A pair of independent polls released Wednesday offer conflicting pictures of the presidential race in Pennsylvania.
An NBC/Wall Street Journal/Marist poll shows Democrat Hillary Clinton with a 9-point lead in Pennsylvania over Republican Donald Trump, 45 to 36 percent.
Yet a Quinnipiac University poll shows Trump surging in battleground states and holding a 2-point lead in Pennsylvania, 43 to 41 percent, within the margin of error.
The Quinnipiac survey shows voters think Clinton is better prepared for the White House, but when asked which candidate is more honest and trustworthy, voters picked Trump by a 15-point margin, 49 to 34 percent.
“You have to figure the cumulative effect of all these investigations about her emails can’t help,” said Quinnipiac assistant poll director Tim Malloy. “There’s a chance that Bill Clinton’s visit to the attorney general, which just looked bad, whether it was bad or not, couldn’t have helped.”
When Libertarian Gary Johnson and Green Party candidate Jill Stein were included in the surveys of Pennsylvania voters, Clinton held an 8-point margin in the NBC/Marist poll. In the Quinnipiac survey, Trump’s lead surged to 6 points.
How do we account for the difference between the polls? The sample dates are a little different, and there is a margin of error for both.
But another big factor is the sample of voters who are surveyed.
The Quinnipiac poll, which showed Trump ahead, was based on a sample that’s 35 percent Democrat, 34 percent Republican.
A million more Democrats are registered in Pennsylvania than Republicans, but the question is always who actually shows up to vote.

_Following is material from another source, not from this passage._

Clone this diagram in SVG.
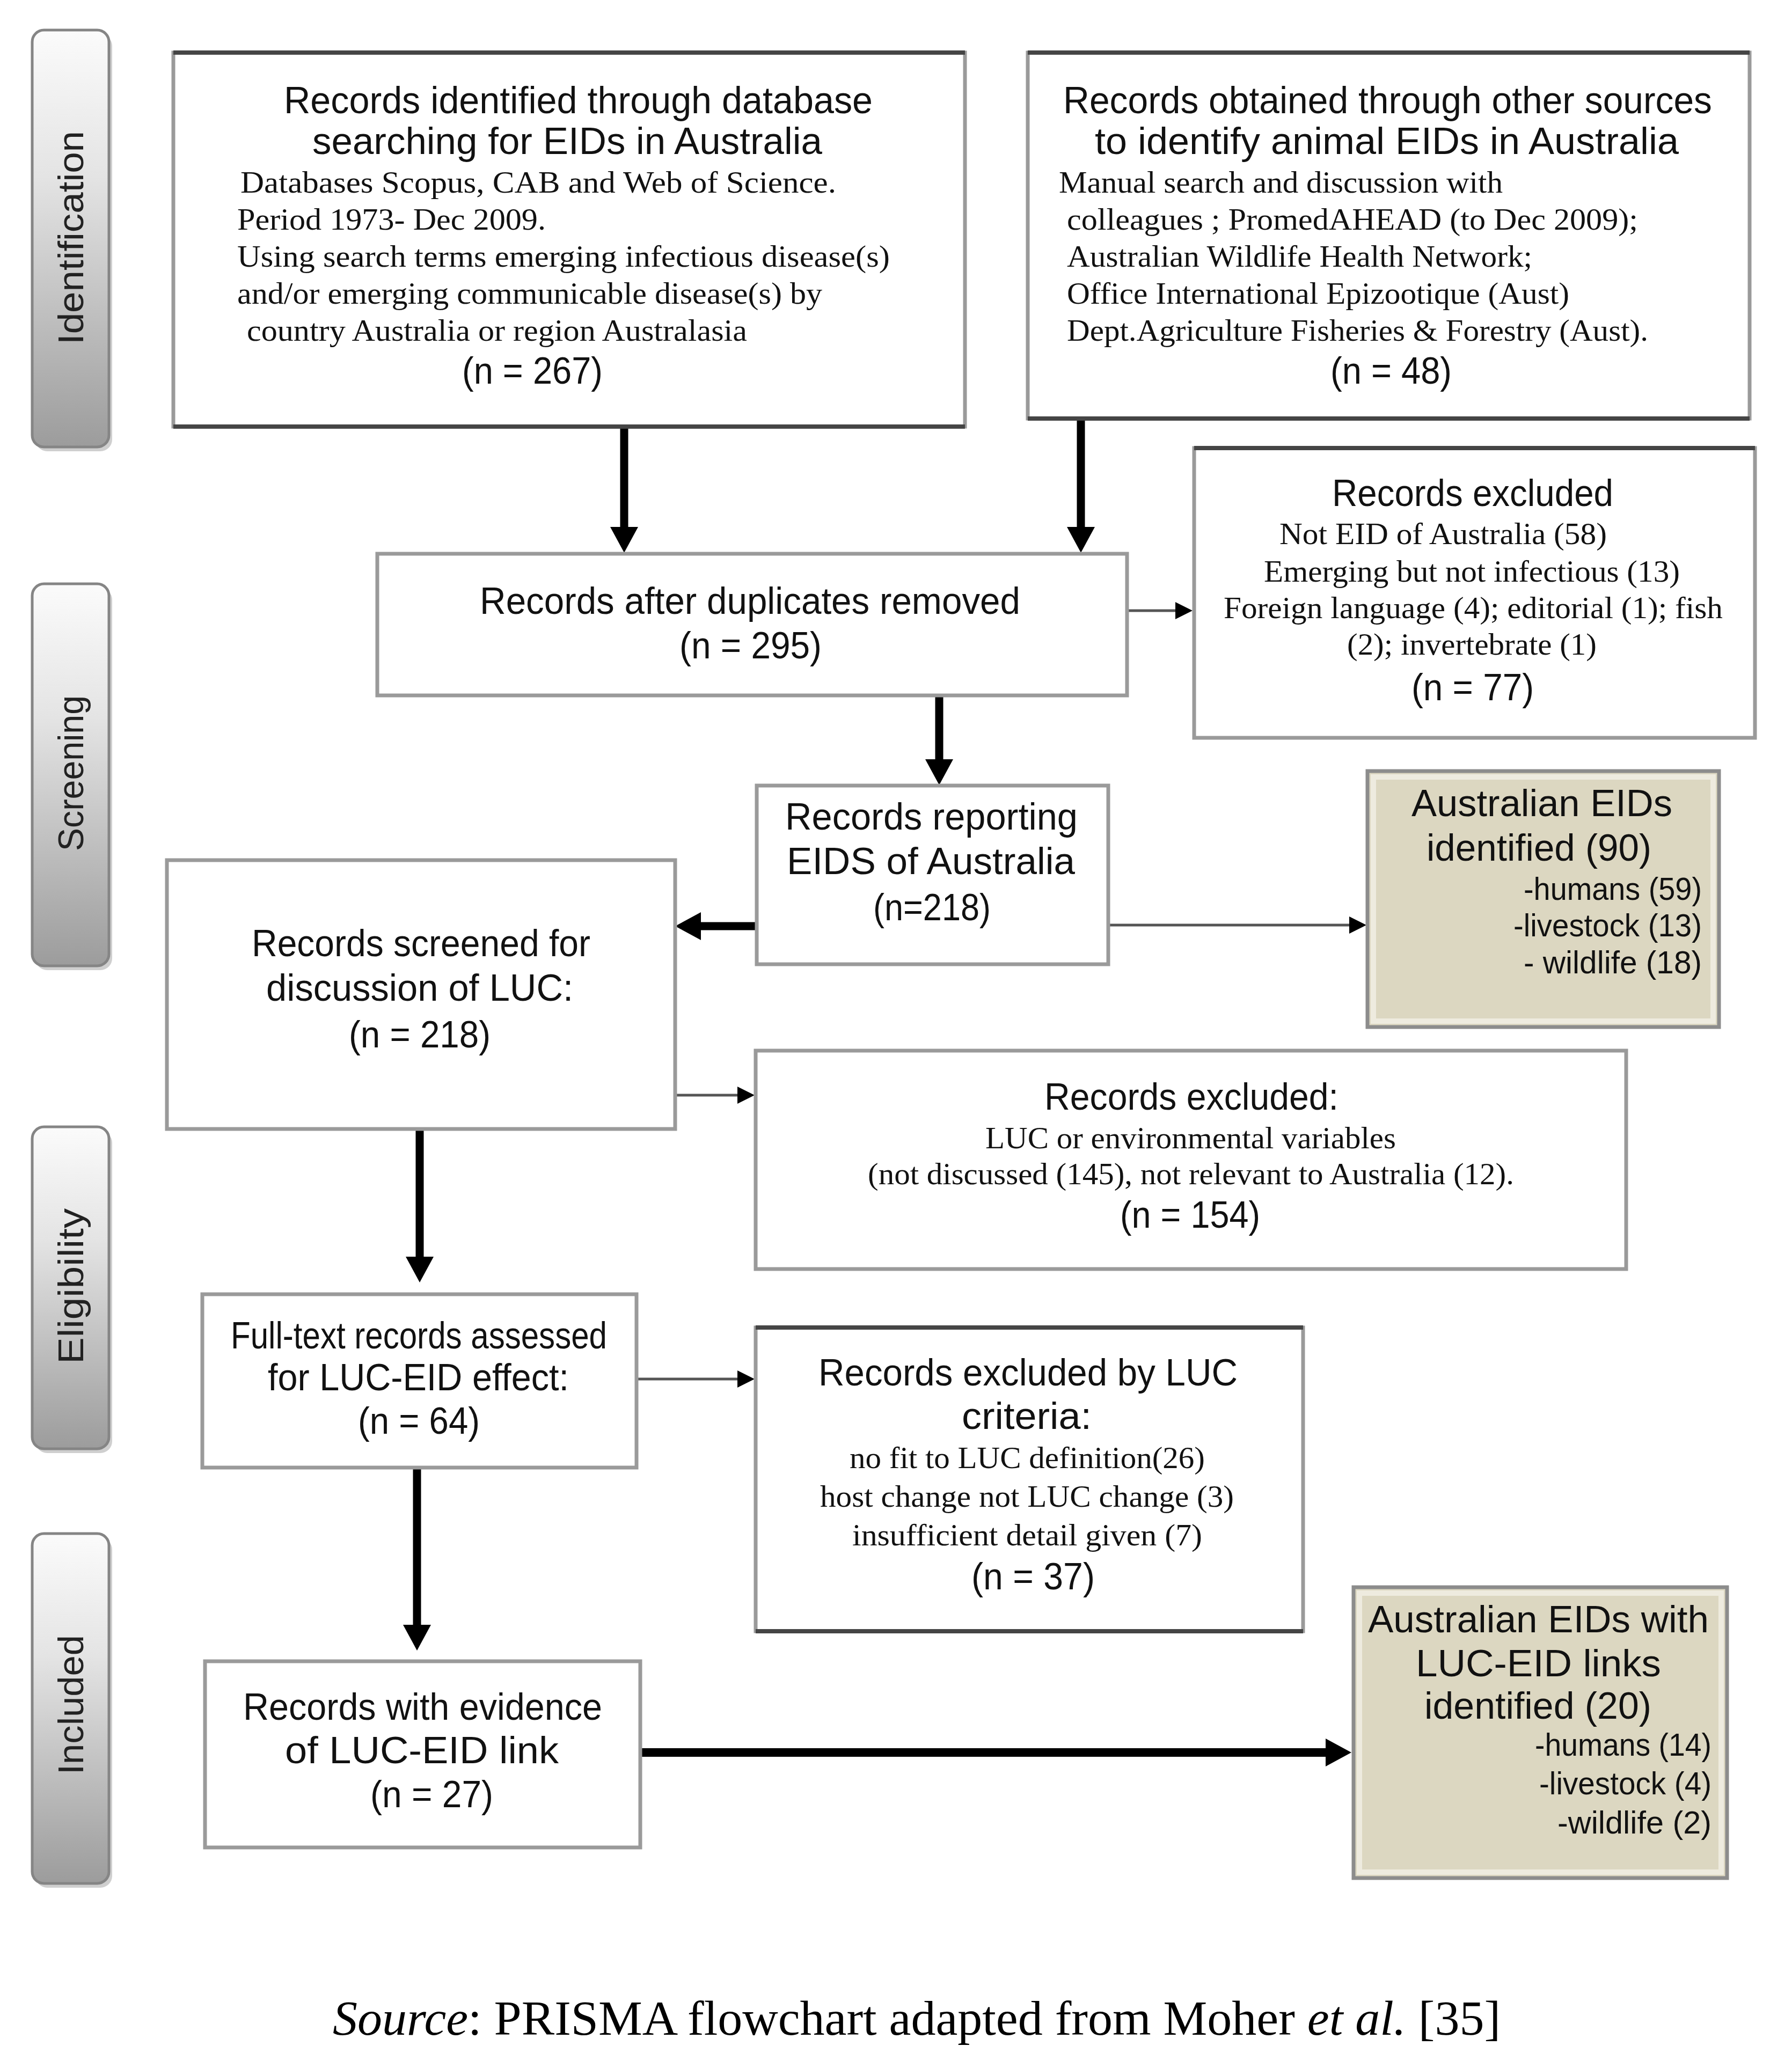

CNN exit polls from the 2012 presidential election found 45 percent of Pennsylvania voters said they were Democrats, 35 percent Republicans. If those proportions show up on Election Day this year, the result will likely be a lot better for Clinton than the Quinnipiac poll.
I asked Quinnipiac poll director Douglas Schwartz about his sample, and he said they didn’t adjust their results to reflect a particular partisan mix in the sample.
They interviewed 982 voters, and the Democratic and Republican proportions were what they were.
As for the partisan turnout in the 2012 race, he said you can’t use exit polls from one race to predict turnout in another.
Different pollsters use different methods for this stuff.
The available information on the NBC/Marist/WSJ poll didn’t reveal a partisan breakdown.